--- start ---

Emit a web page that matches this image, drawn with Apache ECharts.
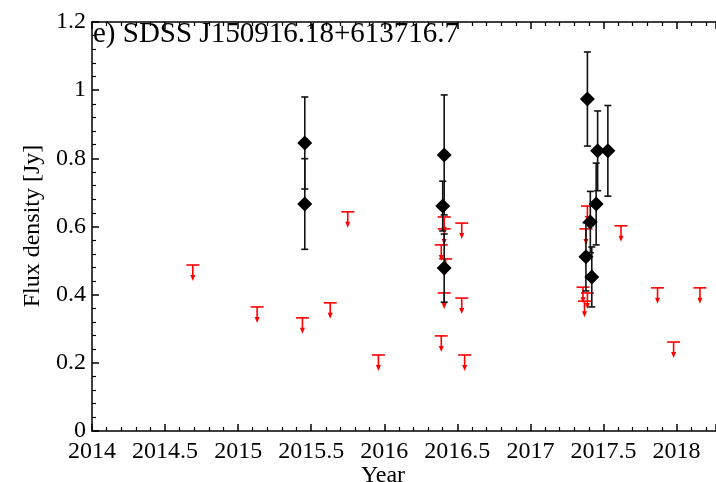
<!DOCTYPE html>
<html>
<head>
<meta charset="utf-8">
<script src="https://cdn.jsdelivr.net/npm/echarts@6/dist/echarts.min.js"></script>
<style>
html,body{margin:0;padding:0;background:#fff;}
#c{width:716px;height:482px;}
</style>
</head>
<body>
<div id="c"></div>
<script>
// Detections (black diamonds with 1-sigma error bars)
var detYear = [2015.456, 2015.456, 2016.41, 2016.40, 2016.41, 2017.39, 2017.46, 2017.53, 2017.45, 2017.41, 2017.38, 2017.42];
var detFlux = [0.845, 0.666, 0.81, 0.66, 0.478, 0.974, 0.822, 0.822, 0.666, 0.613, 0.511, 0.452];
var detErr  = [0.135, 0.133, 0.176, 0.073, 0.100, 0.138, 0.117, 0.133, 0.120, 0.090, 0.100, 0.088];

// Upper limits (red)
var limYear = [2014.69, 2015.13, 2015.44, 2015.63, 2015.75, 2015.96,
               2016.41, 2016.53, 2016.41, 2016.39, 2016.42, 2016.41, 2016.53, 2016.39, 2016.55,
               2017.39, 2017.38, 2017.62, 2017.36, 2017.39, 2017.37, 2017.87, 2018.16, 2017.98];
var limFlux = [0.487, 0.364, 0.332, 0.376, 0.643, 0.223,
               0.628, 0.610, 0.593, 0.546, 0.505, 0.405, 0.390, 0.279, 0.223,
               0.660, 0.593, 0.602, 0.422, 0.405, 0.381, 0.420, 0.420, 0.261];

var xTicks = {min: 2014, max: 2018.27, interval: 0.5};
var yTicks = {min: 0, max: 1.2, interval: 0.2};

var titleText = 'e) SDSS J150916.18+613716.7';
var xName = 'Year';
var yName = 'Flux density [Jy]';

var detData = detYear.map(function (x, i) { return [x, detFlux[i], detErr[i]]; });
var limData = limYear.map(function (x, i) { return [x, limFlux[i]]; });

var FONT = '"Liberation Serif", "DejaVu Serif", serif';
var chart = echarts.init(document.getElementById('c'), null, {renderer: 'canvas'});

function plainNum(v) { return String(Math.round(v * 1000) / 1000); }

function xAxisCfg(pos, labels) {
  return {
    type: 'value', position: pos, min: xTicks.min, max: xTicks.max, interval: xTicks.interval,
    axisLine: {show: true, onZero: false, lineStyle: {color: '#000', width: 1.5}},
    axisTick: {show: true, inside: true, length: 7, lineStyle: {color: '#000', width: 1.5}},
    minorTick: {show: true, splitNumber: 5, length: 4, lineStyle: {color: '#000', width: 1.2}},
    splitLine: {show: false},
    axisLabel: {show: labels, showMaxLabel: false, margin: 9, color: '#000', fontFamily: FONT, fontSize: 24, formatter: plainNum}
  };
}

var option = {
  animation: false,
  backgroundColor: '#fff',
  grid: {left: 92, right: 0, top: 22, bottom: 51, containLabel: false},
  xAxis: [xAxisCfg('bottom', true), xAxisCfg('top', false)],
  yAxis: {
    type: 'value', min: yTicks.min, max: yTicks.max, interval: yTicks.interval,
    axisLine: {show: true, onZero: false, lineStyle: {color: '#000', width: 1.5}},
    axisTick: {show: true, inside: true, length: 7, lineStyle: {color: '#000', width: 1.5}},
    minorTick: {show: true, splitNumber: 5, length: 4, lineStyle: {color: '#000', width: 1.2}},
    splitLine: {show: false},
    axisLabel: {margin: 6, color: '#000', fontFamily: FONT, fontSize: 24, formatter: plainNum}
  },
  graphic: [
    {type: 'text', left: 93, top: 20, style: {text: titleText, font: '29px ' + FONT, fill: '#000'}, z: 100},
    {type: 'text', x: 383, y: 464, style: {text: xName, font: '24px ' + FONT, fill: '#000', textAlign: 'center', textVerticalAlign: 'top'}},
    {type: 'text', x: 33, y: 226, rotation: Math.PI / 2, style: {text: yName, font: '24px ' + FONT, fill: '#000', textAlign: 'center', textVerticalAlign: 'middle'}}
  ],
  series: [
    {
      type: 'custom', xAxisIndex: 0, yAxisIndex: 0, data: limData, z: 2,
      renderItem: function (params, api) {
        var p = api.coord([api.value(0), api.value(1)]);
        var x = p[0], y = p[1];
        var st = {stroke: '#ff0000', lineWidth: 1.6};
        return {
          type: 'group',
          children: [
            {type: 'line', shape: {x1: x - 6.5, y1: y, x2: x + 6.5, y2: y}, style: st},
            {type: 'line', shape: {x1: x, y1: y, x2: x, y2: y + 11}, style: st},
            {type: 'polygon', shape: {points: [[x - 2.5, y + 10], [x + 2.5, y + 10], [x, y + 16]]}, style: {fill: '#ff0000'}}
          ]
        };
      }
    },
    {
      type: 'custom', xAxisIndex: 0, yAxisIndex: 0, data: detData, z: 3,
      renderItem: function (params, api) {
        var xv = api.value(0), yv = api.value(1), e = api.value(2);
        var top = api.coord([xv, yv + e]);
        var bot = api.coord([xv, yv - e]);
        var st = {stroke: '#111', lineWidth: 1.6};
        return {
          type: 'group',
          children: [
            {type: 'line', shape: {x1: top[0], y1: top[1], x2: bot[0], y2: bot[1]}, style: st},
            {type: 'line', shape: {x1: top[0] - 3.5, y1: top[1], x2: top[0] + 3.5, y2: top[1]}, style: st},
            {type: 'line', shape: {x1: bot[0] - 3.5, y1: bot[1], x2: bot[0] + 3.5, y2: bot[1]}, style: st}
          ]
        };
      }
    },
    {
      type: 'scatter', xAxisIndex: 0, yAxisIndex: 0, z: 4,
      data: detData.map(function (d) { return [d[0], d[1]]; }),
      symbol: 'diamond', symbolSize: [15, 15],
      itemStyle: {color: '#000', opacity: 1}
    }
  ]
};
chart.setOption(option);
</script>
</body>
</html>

--- end ---

## Set task
Leave the pictures out and reproduce exactly the lines from the top of the listing above through the line with "0.090, 0.100, 0.088];".

## Finished task
Emit a web page that matches this image, drawn with Apache ECharts.
<!DOCTYPE html>
<html>
<head>
<meta charset="utf-8">
<script src="https://cdn.jsdelivr.net/npm/echarts@6/dist/echarts.min.js"></script>
<style>
html,body{margin:0;padding:0;background:#fff;}
#c{width:716px;height:482px;}
</style>
</head>
<body>
<div id="c"></div>
<script>
// Detections (black diamonds with 1-sigma error bars)
var detYear = [2015.456, 2015.456, 2016.41, 2016.40, 2016.41, 2017.39, 2017.46, 2017.53, 2017.45, 2017.41, 2017.38, 2017.42];
var detFlux = [0.845, 0.666, 0.81, 0.66, 0.478, 0.974, 0.822, 0.822, 0.666, 0.613, 0.511, 0.452];
var detErr  = [0.135, 0.133, 0.176, 0.073, 0.100, 0.138, 0.117, 0.133, 0.120, 0.090, 0.100, 0.088];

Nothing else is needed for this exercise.